» **TASK**
From the first line of the data below through the line holding "const fmt = d => d.toFixed(1);", output each line exactly and leave the pictures out.

» **COLLECTED DATA**
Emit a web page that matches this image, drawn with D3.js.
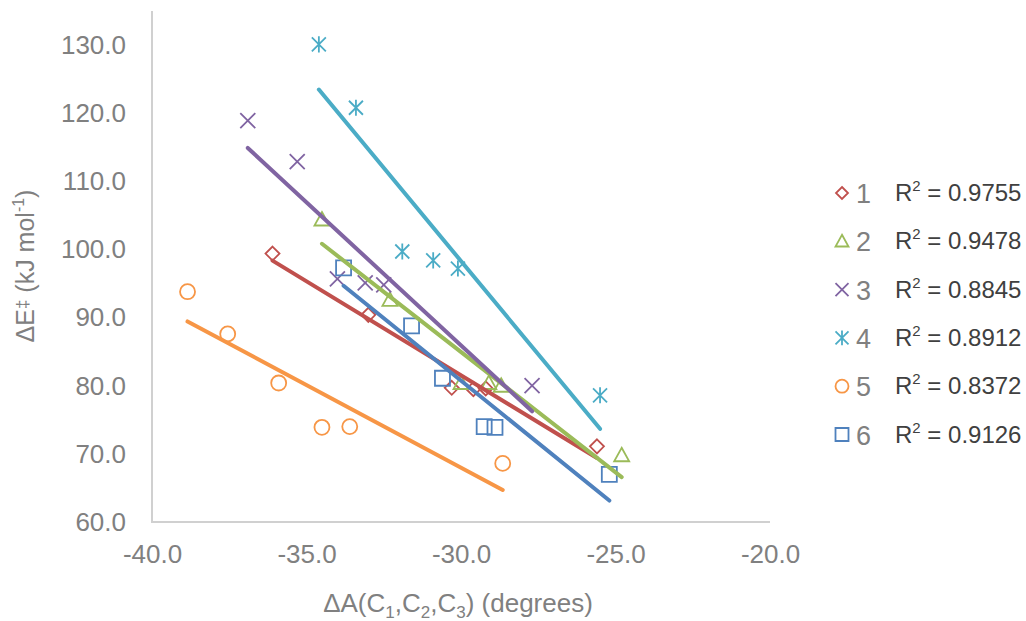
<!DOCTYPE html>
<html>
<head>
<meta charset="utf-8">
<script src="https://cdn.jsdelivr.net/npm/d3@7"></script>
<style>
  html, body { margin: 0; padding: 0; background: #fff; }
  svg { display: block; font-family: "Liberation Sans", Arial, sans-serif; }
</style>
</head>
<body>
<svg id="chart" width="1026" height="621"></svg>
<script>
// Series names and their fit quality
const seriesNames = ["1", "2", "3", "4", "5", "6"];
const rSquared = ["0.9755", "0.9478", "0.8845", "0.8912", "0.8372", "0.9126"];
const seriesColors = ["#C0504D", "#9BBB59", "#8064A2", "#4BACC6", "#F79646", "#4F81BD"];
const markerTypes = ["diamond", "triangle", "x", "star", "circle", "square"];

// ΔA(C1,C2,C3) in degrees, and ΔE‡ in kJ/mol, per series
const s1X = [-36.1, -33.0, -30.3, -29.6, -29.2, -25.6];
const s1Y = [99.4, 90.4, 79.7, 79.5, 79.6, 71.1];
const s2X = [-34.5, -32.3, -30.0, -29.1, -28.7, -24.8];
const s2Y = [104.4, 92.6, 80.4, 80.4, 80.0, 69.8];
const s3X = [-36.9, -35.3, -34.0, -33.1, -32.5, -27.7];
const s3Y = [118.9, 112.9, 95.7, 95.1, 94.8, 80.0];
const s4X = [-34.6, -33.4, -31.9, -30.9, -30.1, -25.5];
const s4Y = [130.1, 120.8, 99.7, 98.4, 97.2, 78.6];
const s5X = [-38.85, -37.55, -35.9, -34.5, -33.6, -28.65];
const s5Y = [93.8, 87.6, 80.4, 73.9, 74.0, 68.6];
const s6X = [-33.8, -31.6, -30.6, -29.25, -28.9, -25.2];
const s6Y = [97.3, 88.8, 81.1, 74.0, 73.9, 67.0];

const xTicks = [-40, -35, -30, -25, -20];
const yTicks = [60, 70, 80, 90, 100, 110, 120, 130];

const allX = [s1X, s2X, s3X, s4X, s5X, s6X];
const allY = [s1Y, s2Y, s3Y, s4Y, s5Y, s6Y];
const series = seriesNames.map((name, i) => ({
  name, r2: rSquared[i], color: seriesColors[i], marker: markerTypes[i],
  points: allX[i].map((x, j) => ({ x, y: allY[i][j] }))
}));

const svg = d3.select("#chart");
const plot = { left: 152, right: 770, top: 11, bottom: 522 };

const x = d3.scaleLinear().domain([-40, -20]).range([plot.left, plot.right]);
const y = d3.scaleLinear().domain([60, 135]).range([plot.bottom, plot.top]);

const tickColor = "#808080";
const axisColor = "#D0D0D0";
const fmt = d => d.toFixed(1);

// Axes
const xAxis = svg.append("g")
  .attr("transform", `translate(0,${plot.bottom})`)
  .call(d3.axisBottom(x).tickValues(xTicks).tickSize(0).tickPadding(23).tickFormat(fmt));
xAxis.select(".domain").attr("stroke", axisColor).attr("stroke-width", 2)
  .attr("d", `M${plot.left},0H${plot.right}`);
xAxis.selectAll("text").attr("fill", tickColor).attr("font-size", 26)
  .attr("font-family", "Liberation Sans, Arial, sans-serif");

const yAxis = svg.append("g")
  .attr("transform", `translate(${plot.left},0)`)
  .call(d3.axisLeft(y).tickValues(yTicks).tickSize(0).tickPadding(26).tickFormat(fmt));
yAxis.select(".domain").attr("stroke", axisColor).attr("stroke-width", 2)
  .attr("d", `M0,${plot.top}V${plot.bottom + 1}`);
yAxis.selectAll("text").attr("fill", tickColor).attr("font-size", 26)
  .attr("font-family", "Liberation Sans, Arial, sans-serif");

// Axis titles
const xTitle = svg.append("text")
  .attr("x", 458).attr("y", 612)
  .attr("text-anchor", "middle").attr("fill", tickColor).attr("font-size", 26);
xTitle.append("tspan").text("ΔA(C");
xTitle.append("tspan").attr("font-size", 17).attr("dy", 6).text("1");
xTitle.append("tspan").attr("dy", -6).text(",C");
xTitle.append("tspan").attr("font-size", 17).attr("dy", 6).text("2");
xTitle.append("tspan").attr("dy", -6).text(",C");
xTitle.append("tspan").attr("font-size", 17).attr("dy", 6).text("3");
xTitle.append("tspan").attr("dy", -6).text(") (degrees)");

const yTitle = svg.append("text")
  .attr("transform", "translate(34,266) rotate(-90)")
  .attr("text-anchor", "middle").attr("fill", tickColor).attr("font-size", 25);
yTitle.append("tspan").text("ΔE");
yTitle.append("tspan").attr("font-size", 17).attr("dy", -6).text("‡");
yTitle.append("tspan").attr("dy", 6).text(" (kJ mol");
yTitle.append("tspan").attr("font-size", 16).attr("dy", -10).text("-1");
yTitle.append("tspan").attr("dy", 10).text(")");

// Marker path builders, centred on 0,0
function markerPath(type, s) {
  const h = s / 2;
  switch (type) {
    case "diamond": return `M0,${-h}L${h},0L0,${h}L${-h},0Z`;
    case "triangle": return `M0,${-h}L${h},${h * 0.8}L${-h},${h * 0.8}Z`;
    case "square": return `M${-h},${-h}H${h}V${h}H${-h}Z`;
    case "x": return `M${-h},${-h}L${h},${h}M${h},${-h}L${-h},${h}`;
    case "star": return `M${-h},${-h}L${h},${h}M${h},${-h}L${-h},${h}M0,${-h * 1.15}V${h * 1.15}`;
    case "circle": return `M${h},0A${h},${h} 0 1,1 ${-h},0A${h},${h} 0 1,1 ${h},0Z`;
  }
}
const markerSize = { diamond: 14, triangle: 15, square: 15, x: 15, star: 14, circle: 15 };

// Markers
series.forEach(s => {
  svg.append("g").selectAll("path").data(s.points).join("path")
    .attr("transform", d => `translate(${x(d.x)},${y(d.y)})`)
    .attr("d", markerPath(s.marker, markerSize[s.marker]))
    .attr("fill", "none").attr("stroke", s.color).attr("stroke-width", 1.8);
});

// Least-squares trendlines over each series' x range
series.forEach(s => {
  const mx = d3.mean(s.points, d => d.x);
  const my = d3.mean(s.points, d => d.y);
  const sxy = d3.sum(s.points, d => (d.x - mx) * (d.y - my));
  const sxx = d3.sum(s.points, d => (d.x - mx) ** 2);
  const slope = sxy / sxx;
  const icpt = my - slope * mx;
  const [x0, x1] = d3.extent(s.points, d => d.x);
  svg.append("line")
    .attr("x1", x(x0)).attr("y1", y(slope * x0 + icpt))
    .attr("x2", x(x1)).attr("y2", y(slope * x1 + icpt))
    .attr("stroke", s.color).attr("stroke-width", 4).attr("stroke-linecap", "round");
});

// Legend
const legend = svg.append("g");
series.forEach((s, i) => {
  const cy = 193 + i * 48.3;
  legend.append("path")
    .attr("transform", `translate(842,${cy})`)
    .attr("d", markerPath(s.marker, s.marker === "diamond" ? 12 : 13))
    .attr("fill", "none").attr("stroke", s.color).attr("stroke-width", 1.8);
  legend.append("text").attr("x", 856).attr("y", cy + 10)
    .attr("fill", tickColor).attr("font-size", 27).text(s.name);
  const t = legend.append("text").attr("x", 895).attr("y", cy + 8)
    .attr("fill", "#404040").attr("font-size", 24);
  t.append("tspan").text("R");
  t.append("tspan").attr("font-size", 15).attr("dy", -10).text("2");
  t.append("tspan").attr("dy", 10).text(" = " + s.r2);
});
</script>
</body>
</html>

» **SOLUTION TO THIS EXERCISE**
Emit a web page that matches this image, drawn with D3.js.
<!DOCTYPE html>
<html>
<head>
<meta charset="utf-8">
<script src="https://cdn.jsdelivr.net/npm/d3@7"></script>
<style>
  html, body { margin: 0; padding: 0; background: #fff; }
  svg { display: block; font-family: "Liberation Sans", Arial, sans-serif; }
</style>
</head>
<body>
<svg id="chart" width="1026" height="621"></svg>
<script>
// Series names and their fit quality
const seriesNames = ["1", "2", "3", "4", "5", "6"];
const rSquared = ["0.9755", "0.9478", "0.8845", "0.8912", "0.8372", "0.9126"];
const seriesColors = ["#C0504D", "#9BBB59", "#8064A2", "#4BACC6", "#F79646", "#4F81BD"];
const markerTypes = ["diamond", "triangle", "x", "star", "circle", "square"];

// ΔA(C1,C2,C3) in degrees, and ΔE‡ in kJ/mol, per series
const s1X = [-36.1, -33.0, -30.3, -29.6, -29.2, -25.6];
const s1Y = [99.4, 90.4, 79.7, 79.5, 79.6, 71.1];
const s2X = [-34.5, -32.3, -30.0, -29.1, -28.7, -24.8];
const s2Y = [104.4, 92.6, 80.4, 80.4, 80.0, 69.8];
const s3X = [-36.9, -35.3, -34.0, -33.1, -32.5, -27.7];
const s3Y = [118.9, 112.9, 95.7, 95.1, 94.8, 80.0];
const s4X = [-34.6, -33.4, -31.9, -30.9, -30.1, -25.5];
const s4Y = [130.1, 120.8, 99.7, 98.4, 97.2, 78.6];
const s5X = [-38.85, -37.55, -35.9, -34.5, -33.6, -28.65];
const s5Y = [93.8, 87.6, 80.4, 73.9, 74.0, 68.6];
const s6X = [-33.8, -31.6, -30.6, -29.25, -28.9, -25.2];
const s6Y = [97.3, 88.8, 81.1, 74.0, 73.9, 67.0];

const xTicks = [-40, -35, -30, -25, -20];
const yTicks = [60, 70, 80, 90, 100, 110, 120, 130];

const allX = [s1X, s2X, s3X, s4X, s5X, s6X];
const allY = [s1Y, s2Y, s3Y, s4Y, s5Y, s6Y];
const series = seriesNames.map((name, i) => ({
  name, r2: rSquared[i], color: seriesColors[i], marker: markerTypes[i],
  points: allX[i].map((x, j) => ({ x, y: allY[i][j] }))
}));

const svg = d3.select("#chart");
const plot = { left: 152, right: 770, top: 11, bottom: 522 };

const x = d3.scaleLinear().domain([-40, -20]).range([plot.left, plot.right]);
const y = d3.scaleLinear().domain([60, 135]).range([plot.bottom, plot.top]);

const tickColor = "#808080";
const axisColor = "#D0D0D0";
const fmt = d => d.toFixed(1);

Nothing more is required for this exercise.